### RECORDED INFORMATION
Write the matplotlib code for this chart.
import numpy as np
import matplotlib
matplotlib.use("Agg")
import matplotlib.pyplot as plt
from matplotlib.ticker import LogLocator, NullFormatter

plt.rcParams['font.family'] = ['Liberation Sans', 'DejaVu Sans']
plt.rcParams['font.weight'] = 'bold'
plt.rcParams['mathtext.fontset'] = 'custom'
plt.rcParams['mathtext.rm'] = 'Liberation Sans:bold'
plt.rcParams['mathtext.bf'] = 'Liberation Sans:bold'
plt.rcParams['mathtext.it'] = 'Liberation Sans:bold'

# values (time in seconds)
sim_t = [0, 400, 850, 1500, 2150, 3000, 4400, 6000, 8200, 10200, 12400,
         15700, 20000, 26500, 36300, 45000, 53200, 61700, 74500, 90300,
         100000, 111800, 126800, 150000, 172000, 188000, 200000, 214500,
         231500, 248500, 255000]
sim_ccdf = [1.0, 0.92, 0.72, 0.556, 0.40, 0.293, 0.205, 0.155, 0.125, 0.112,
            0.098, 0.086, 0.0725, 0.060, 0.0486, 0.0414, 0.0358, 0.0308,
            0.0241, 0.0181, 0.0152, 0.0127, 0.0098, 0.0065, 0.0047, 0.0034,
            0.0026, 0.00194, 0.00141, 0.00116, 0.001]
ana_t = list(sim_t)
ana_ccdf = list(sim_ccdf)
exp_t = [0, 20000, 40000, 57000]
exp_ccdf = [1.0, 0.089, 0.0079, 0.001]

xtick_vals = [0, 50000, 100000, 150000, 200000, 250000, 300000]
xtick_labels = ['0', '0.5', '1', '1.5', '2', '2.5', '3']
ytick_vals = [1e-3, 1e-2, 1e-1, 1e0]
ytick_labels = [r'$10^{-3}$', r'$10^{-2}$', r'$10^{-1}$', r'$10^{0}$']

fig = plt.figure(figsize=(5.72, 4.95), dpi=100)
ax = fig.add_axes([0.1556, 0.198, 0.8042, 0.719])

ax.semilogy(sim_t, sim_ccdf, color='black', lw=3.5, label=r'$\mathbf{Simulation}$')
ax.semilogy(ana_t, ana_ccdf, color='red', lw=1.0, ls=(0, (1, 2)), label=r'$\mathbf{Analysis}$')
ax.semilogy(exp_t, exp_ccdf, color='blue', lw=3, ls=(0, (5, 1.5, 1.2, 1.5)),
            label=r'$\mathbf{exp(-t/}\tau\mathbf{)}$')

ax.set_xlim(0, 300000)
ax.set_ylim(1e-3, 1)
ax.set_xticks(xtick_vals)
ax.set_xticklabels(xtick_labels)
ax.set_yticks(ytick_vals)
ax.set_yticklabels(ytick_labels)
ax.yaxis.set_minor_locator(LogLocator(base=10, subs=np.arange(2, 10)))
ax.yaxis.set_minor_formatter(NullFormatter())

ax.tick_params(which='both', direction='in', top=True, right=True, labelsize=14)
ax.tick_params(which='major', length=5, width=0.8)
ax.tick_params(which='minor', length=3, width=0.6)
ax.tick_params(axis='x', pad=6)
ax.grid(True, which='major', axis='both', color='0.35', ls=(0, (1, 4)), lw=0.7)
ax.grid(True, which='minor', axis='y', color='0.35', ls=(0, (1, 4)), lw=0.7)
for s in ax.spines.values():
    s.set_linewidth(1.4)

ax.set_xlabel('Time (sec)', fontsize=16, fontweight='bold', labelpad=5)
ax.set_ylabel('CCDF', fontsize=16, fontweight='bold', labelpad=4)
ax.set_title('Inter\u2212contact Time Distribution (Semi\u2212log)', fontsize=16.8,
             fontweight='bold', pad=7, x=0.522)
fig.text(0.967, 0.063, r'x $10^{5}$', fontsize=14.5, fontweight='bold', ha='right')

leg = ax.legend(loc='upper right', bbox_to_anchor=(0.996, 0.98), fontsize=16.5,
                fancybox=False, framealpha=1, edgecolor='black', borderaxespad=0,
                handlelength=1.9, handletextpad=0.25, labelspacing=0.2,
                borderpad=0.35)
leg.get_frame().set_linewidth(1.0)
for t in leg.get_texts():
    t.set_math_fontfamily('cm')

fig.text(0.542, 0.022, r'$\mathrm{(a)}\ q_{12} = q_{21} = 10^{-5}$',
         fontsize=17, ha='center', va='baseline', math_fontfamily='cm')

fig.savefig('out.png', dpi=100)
######
STATED PROBLEM
What is needed is an exact copy of the lines from the start of the listing through the line where "from matplotlib.ticker import" sits, please, both end lines included and nothing more.

REPLY TO THE EXERCISE
Write the matplotlib code for this chart.
import numpy as np
import matplotlib
matplotlib.use("Agg")
import matplotlib.pyplot as plt
from matplotlib.ticker import LogLocator, NullFormatter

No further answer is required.